YOUR GOAL
Select all lines holding the word "with" from the entries that follow.

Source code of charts
+++
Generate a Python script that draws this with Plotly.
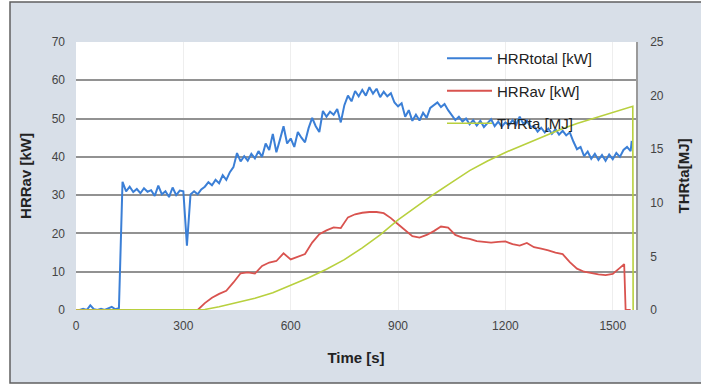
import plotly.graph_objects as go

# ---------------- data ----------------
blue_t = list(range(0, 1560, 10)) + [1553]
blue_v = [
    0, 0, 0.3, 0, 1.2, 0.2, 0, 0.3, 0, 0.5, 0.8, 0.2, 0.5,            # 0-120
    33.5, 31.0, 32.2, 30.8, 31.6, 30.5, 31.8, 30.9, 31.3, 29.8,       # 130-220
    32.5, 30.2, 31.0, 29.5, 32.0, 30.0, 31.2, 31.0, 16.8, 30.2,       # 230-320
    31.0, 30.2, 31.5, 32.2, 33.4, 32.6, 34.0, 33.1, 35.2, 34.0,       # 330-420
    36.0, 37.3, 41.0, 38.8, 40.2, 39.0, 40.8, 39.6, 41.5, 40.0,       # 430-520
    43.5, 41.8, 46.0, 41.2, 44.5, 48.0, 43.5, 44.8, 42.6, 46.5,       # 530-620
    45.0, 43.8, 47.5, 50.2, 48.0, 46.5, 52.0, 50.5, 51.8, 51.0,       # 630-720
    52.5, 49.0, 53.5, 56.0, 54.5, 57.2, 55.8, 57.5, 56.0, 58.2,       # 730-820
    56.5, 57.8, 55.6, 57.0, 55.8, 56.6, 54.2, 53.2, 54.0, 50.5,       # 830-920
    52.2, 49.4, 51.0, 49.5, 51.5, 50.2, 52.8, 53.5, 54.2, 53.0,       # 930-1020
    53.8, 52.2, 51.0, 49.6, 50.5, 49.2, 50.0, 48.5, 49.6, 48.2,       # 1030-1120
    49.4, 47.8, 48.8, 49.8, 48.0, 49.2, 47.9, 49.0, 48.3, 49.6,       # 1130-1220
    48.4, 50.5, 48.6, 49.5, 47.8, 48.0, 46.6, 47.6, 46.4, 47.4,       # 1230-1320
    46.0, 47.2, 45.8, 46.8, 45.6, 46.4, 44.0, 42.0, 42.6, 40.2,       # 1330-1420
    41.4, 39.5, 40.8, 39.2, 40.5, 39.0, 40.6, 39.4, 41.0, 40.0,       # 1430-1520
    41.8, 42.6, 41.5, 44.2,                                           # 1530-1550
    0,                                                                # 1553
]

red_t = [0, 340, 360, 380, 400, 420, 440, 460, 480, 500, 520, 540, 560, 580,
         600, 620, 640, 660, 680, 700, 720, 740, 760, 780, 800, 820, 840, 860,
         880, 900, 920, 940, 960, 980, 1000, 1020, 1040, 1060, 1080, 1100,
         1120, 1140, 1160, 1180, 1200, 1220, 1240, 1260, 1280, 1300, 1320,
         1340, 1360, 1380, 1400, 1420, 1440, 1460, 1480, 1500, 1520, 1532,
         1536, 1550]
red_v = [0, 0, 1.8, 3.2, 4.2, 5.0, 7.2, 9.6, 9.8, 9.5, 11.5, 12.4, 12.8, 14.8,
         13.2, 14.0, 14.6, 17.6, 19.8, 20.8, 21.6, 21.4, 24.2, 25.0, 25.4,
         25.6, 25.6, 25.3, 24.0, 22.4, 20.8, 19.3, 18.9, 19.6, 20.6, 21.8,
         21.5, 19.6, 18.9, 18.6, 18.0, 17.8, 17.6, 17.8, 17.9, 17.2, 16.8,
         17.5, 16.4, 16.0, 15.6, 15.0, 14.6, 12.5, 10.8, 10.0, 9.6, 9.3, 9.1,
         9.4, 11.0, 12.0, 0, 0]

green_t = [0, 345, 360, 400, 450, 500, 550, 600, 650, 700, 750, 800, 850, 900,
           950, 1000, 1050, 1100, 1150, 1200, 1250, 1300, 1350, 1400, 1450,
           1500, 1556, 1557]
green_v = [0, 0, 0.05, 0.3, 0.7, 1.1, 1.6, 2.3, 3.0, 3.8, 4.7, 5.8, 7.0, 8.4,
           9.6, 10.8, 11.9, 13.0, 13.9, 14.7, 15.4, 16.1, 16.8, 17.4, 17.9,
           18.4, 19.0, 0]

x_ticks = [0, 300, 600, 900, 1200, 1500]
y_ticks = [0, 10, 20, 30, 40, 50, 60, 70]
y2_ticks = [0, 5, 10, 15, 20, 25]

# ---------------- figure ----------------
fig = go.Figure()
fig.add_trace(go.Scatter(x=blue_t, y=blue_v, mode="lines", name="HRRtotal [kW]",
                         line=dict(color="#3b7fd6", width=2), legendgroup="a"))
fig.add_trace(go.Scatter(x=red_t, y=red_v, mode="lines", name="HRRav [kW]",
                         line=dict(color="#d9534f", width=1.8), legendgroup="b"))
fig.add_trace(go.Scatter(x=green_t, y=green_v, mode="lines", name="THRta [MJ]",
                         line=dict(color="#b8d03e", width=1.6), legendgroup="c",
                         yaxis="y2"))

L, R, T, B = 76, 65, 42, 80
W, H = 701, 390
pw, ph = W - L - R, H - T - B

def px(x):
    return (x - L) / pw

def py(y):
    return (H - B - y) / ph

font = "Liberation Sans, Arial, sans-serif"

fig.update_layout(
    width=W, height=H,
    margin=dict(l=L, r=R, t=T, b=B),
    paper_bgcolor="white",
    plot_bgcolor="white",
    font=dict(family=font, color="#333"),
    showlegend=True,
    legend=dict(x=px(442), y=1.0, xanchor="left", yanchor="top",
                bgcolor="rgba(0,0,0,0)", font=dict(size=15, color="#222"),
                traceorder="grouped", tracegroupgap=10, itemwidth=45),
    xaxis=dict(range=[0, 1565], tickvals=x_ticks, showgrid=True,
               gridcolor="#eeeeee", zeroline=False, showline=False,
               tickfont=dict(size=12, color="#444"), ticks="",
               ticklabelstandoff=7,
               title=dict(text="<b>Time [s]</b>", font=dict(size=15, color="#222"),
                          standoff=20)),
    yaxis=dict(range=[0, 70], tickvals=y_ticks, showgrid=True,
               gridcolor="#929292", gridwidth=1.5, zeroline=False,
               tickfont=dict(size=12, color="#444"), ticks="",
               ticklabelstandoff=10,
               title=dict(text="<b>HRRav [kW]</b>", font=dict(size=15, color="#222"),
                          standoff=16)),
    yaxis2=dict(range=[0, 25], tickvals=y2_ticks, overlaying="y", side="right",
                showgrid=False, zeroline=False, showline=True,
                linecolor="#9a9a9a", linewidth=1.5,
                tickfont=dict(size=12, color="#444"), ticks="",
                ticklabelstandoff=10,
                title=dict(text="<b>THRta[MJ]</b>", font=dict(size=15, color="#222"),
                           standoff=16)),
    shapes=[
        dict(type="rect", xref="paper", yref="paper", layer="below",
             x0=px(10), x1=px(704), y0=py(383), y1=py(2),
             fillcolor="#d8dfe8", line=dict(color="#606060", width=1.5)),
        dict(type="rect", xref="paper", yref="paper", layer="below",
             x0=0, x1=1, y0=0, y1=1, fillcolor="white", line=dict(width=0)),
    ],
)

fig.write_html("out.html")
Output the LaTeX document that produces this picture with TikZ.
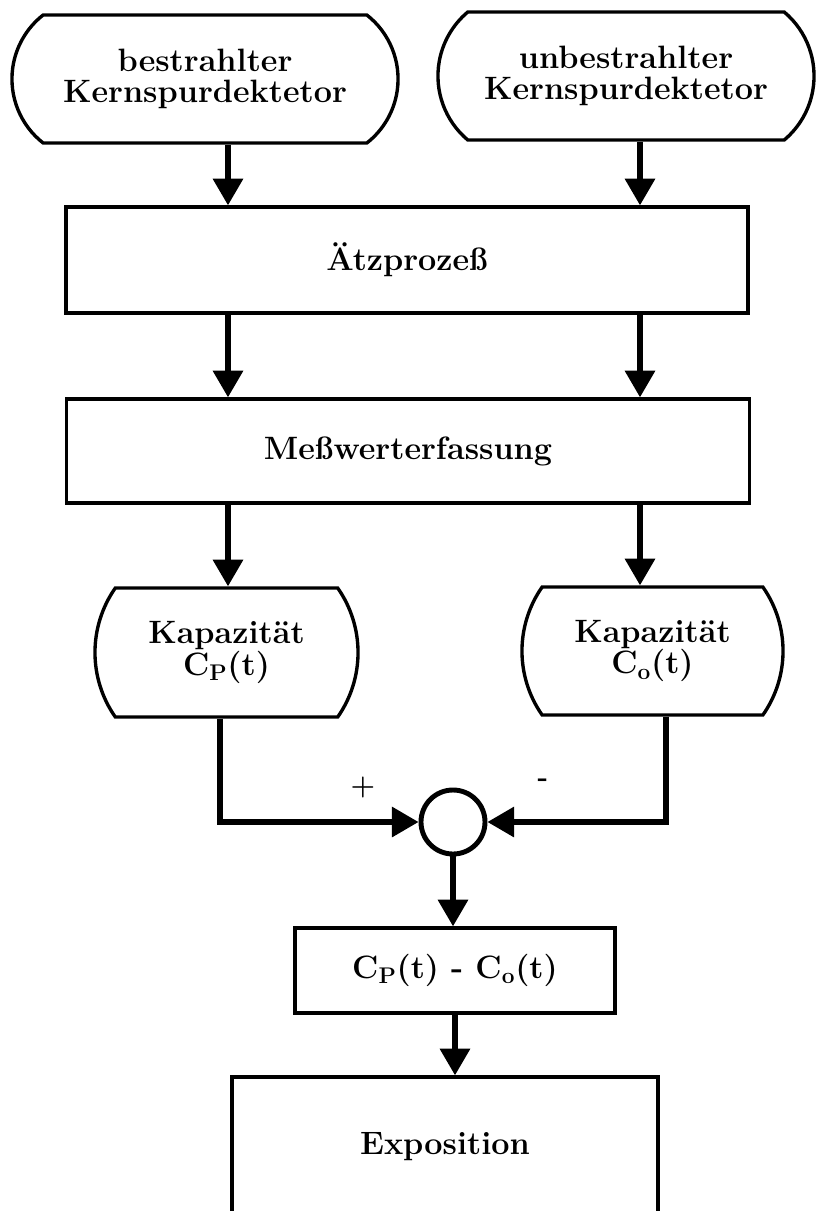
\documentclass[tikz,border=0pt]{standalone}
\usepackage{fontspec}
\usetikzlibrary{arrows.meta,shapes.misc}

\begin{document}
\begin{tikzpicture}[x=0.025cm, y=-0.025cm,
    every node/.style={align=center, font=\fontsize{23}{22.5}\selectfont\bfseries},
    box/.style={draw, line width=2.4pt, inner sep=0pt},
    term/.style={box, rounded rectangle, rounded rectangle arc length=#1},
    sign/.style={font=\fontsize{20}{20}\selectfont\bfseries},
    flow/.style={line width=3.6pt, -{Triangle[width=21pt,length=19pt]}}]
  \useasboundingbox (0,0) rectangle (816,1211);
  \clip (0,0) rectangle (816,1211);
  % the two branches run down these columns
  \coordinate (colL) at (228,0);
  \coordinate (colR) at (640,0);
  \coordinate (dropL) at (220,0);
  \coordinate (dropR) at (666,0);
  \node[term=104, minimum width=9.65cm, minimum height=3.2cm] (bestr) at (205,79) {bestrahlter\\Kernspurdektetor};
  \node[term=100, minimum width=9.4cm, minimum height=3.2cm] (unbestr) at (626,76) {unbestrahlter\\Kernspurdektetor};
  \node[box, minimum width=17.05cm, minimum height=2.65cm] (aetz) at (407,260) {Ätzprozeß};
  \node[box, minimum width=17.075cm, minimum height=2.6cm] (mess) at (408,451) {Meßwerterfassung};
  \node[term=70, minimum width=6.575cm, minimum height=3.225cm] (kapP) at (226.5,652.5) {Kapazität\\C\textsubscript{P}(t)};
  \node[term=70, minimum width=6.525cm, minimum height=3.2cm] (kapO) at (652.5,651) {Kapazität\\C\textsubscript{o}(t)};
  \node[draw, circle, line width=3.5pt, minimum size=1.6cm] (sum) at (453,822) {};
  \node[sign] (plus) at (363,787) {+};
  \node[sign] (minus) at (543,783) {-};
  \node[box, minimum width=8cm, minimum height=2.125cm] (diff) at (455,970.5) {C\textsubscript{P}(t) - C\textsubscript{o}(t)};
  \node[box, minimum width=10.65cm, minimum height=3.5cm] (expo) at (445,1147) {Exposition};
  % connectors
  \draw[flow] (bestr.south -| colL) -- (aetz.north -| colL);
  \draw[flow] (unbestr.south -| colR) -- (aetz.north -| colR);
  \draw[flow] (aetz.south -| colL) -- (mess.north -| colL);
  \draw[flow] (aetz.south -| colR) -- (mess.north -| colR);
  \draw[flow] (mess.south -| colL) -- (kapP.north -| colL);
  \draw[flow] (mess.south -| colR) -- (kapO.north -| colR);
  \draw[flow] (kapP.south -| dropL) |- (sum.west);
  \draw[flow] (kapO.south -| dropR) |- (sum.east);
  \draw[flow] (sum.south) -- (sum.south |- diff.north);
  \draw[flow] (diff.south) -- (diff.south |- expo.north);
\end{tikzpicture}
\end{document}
+++
ANSWER TO THIS TASK
Generate a Python script that draws this with Plotly.
Output the LaTeX document that produces this picture with TikZ.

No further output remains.